Pydantic v2 models. Two deliberate deviations from the spec in parser.md §6:

  • APIModel carries top-level collections: list[Collection]. Real APIs commonly expose /orders with no namespace prefix — forcing a fake namespace would distort the tree.
  • Operation.response_model is str | None — some 2xx responses have no body (DELETE returning 204, for example).
  • Collection.fetch and Collection.create are the slot names (renamed from the original list_operation / create_operation). Shorter, and list is a builtin you don't want to shadow.

Phase 7 — dump.py

write(api, path) infers JSON vs YAML from .json / .yaml / .yml. Anything else raises ValueError. There's also to_json(api) for the "just give me a string" case used by the CLI.

Phase 8 — api.py

The single public entry point:

def parse(
    source: str | Path,
    rules: str | Path | None = None,
    lang: str = "en",
    *,
    strip_prefix: str | None = None,
    nlp_cache_dir: Path = DEFAULT_NLP_CACHE_DIR,
) -> APIModel: ...

parse returns APIModel directly — no result wrapper, no error tuple. Non-fatal warnings go through logging; fatal problems raise a ParserError subclass (caught by the CLI and surfaced as a non-zero exit).
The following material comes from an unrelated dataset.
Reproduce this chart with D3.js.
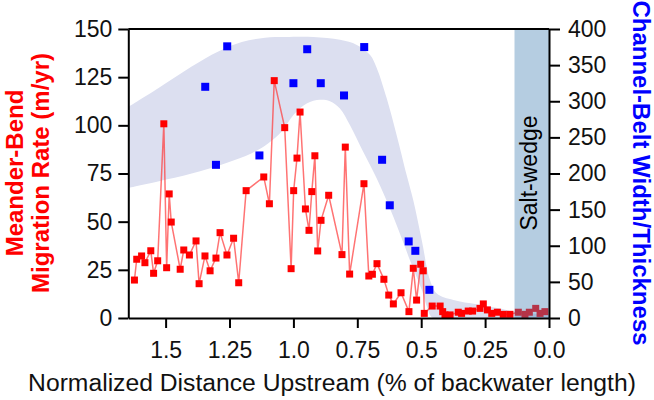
<!DOCTYPE html>
<html>
<head>
<meta charset="utf-8">
<script src="https://cdn.jsdelivr.net/npm/d3@7"></script>
<style>
  body { margin: 0; background: #fff; }
  svg { font-family: "Liberation Sans", Arial, sans-serif; }
</style>
</head>
<body>
<svg id="chart"></svg>
<script>
let width = 654;
let height = 400;
let red = "#ff0000";
let blue = "#0000ff";

// migration rate (m/yr) vs normalized distance upstream
let redX = [1.622, 1.613, 1.594, 1.581, 1.558, 1.547, 1.531, 1.507, 1.496, 1.486, 1.478, 1.443, 1.429, 1.407,
  1.381, 1.369, 1.346, 1.326, 1.303, 1.287, 1.260, 1.234, 1.214, 1.185, 1.116, 1.094, 1.075, 1.034, 1.009,
  0.999, 0.986, 0.974, 0.953, 0.939, 0.928, 0.916, 0.905, 0.892, 0.862, 0.810, 0.797, 0.780, 0.724, 0.705,
  0.691, 0.673, 0.646, 0.627, 0.609, 0.579, 0.548, 0.531, 0.518, 0.502, 0.492, 0.488, 0.457, 0.426, 0.416,
  0.407, 0.387, 0.355, 0.342, 0.316, 0.299, 0.270, 0.257, 0.241, 0.224, 0.202, 0.179, 0.153, 0.120, 0.094,
  0.077, 0.052, 0.035, 0.016];
let redY = [19.7, 30.5, 32.2, 28.7, 34.9, 23.2, 29.7, 100.8, 26.1, 64.4, 49.8, 25.3, 35.3, 32.7,
  40, 17.8, 32.2, 24.5, 31.1, 44.3, 32.7, 41.4, 18.3, 66.1, 73.2, 59.3, 123.2, 98.8, 25.6,
  66.1, 83, 106.9, 56.6, 45.5, 65.6, 84.2, 34.8, 50.7, 63.7, 32.9, 88.7, 22.8, 69.7, 21.8,
  22.7, 28.2, 20.1, 11.9, 7.3, 13.1, 3.3, 25.8, 9.3, 27.9, 24.5, 2.4, 6.2, 6.2, 3.3,
  1.6, 1.6, 3.0, 2.4, 3.6, 3.6, 5.0, 7.3, 4.2, 2.4, 3.0, 1.9, 1.9, 3.0, 1.9,
  3.0, 5.0, 2.4, 3.3];

// channel-belt width/thickness
let blueX = [1.345, 1.303, 1.259, 1.133, 1.000, 0.946, 0.893, 0.802, 0.723, 0.653, 0.623, 0.549, 0.523, 0.468];
let blueY = [320, 212, 376, 225, 325, 372, 325, 308, 375, 219, 156, 106, 93, 39];

// envelope around width/thickness
let bandUpperX = [1.646, 1.529, 1.398, 1.294, 1.202, 1.111, 1.033, 0.922, 0.818, 0.752, 0.700, 0.674, 0.635,
  0.596, 0.557, 0.531, 0.498, 0.466, 0.439, 0.374, 0.283, 0.192, 0.137, 0.0];
let bandUpperY = [292, 318, 348, 369, 382, 388, 389, 389, 385, 378, 364, 346, 304,
  253, 198, 163, 108, 53, 34, 25, 19, 13, 9, 4];
let bandLowerX = [1.646, 1.530, 1.398, 1.268, 1.163, 1.098, 1.046, 1.000, 0.948, 0.896, 0.857, 0.818, 0.779,
  0.727, 0.674, 0.609, 0.544, 0.498, 0.478, 0.454, 0.3, 0.0];
let bandLowerY = [180, 189, 200, 214, 228, 242, 258, 281, 297, 302, 300, 290, 267,
  230, 193, 140, 80, 39, 16, 0, 0, 0];

let saltWedge = [0.135, 0.0];

let xTicks = [1.5, 1.25, 1.0, 0.75, 0.5, 0.25, 0.0];
let xTickLabels = ["1.5", "1.25", "1.0", "0.75", "0.5", "0.25", "0.0"];
let leftTicks = [0, 25, 50, 75, 100, 125, 150];
let rightTicks = [0, 50, 100, 150, 200, 250, 300, 350, 400];

let pLeft = 128.3, pRight = 549, pTop = 29, pBottom = 318;

let xax = d3.scaleLinear().domain([1.646, 0]).range([pLeft, pRight]);
let yLeft = d3.scaleLinear().domain([0, 150]).range([pBottom, pTop]);
let yRight = d3.scaleLinear().domain([0, 400]).range([pBottom, pTop]);

let svg = d3.select("#chart")
  .attr("width", width)
  .attr("height", height);

svg.append("defs").append("clipPath")
  .attr("id", "plotClip")
  .append("rect")
  .attr("x", pLeft).attr("y", pTop)
  .attr("width", pRight - pLeft).attr("height", pBottom - pTop);

let plot = svg.append("g").attr("clip-path", "url(#plotClip)");

// envelope band
let bandLine = d3.line()
  .x(d => xax(d[0]))
  .y(d => yRight(d[1]))
  .curve(d3.curveCatmullRom);
let upperPts = bandUpperX.map((d, i) => [d, bandUpperY[i]]);
let lowerPts = bandLowerX.map((d, i) => [d, bandLowerY[i]]).reverse();
let bandPath = bandLine(upperPts) + "L" + bandLine(lowerPts).slice(1) + "Z";
plot.append("path")
  .attr("d", bandPath)
  .attr("fill", "#dcdff0")
  .attr("stroke", "none");

// migration rate line + markers
let redPts = redX.map((d, i) => [d, redY[i]]);
plot.append("path")
  .attr("d", d3.line().x(d => xax(d[0])).y(d => yLeft(d[1]))(redPts))
  .attr("fill", "none")
  .attr("stroke", "#ff3838")
  .attr("stroke-opacity", 0.7)
  .attr("stroke-width", 1.5);

let rs = 7;
plot.append("g").selectAll("rect")
  .data(redPts)
  .enter()
    .append("rect")
    .attr("x", d => xax(d[0]) - rs / 2)
    .attr("y", d => yLeft(d[1]) - rs / 2)
    .attr("width", rs)
    .attr("height", rs)
    .attr("fill", red);

let bs = 8;
let bluePts = blueX.map((d, i) => [d, blueY[i]]);
plot.append("g").selectAll("rect")
  .data(bluePts)
  .enter()
    .append("rect")
    .attr("x", d => xax(d[0]) - bs / 2)
    .attr("y", d => yRight(d[1]) - bs / 2)
    .attr("width", bs)
    .attr("height", bs)
    .attr("fill", blue);

// salt-wedge zone, drawn over the data
plot.append("rect")
  .attr("x", xax(saltWedge[0]))
  .attr("y", pTop)
  .attr("width", xax(saltWedge[1]) - xax(saltWedge[0]))
  .attr("height", pBottom - pTop)
  .attr("fill", "steelblue")
  .attr("fill-opacity", 0.4);

svg.append("text")
  .text("Salt-wedge")
  .attr("transform", "translate(537,173) rotate(-90)")
  .attr("text-anchor", "middle")
  .attr("font-size", 23)
  .attr("fill", "#000");

// frame
svg.append("line")
  .attr("x1", pLeft).attr("x2", pRight)
  .attr("y1", pTop).attr("y2", pTop)
  .attr("stroke", "#000").attr("stroke-width", 2);

function styleAxis(g) {
  g.selectAll("path, line").attr("stroke", "#000").attr("stroke-width", 2);
  g.selectAll("text").attr("font-size", 23).attr("fill", "#111")
    .attr("font-family", "'Liberation Sans', Arial, sans-serif");
}

let gx = svg.append("g")
  .attr("transform", `translate(0,${pBottom})`)
  .call(d3.axisBottom(xax).tickValues(xTicks)
    .tickFormat((d, i) => xTickLabels[i])
    .tickSize(10).tickSizeOuter(0).tickPadding(8));
styleAxis(gx);
gx.selectAll("text").attr("dy", null).attr("y", 40);

let gl = svg.append("g")
  .attr("transform", `translate(${pLeft},0)`)
  .call(d3.axisLeft(yLeft).tickValues(leftTicks)
    .tickSize(10).tickSizeOuter(0).tickPadding(6));
styleAxis(gl);

let gr = svg.append("g")
  .attr("transform", `translate(${pRight},0)`)
  .call(d3.axisRight(yRight).tickValues(rightTicks)
    .tickSize(11).tickSizeOuter(0).tickPadding(8));
styleAxis(gr);

// axis titles
svg.append("text")
  .text("Normalized Distance Upstream (% of backwater length)")
  .attr("x", 332)
  .attr("y", 391)
  .attr("text-anchor", "middle")
  .attr("font-size", 24.7)
  .attr("fill", "#111");

svg.append("text")
  .text("Meander-Bend")
  .attr("transform", "translate(23,173) rotate(-90)")
  .attr("text-anchor", "middle")
  .attr("font-size", 24)
  .attr("font-weight", "bold")
  .attr("fill", red);

svg.append("text")
  .text("Migration Rate (m/yr)")
  .attr("transform", "translate(49,173) rotate(-90)")
  .attr("text-anchor", "middle")
  .attr("font-size", 24)
  .attr("font-weight", "bold")
  .attr("fill", red);

svg.append("text")
  .text("Channel-Belt Width/Thickness")
  .attr("transform", "translate(633,173) rotate(90)")
  .attr("text-anchor", "middle")
  .attr("font-size", 24)
  .attr("font-weight", "bold")
  .attr("fill", blue);
</script>
</body>
</html>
The full API reference is auto-generated from the docstrings.

Adding a new heuristic

Most spec-shape oddities should be solvable with extensions or rules without touching parser code. Reach for a parser change only when:

  • The hint mechanism doesn't yet cover the case (rare — the four extensions cover essentially every classification override). In that case, add it in extension.py first, mirror it in rules.py, and thread it through classifier.py and builder.py.
  • spaCy is reliably wrong on a class of segments. Look at nlp.py's VERB_REGISTRY — that's the right place for "a known verb the small pipeline mistags as a noun." Anything fancier (custom matchers, domain-specific NER) is overkill for a CLI tool's startup budget.

When in doubt, add a fixture under tests/fixtures/ exhibiting the spec shape, write a test that expects the wrong answer, then push the test green by changing the parser. The fixture stays in the suite forever as a regression guard.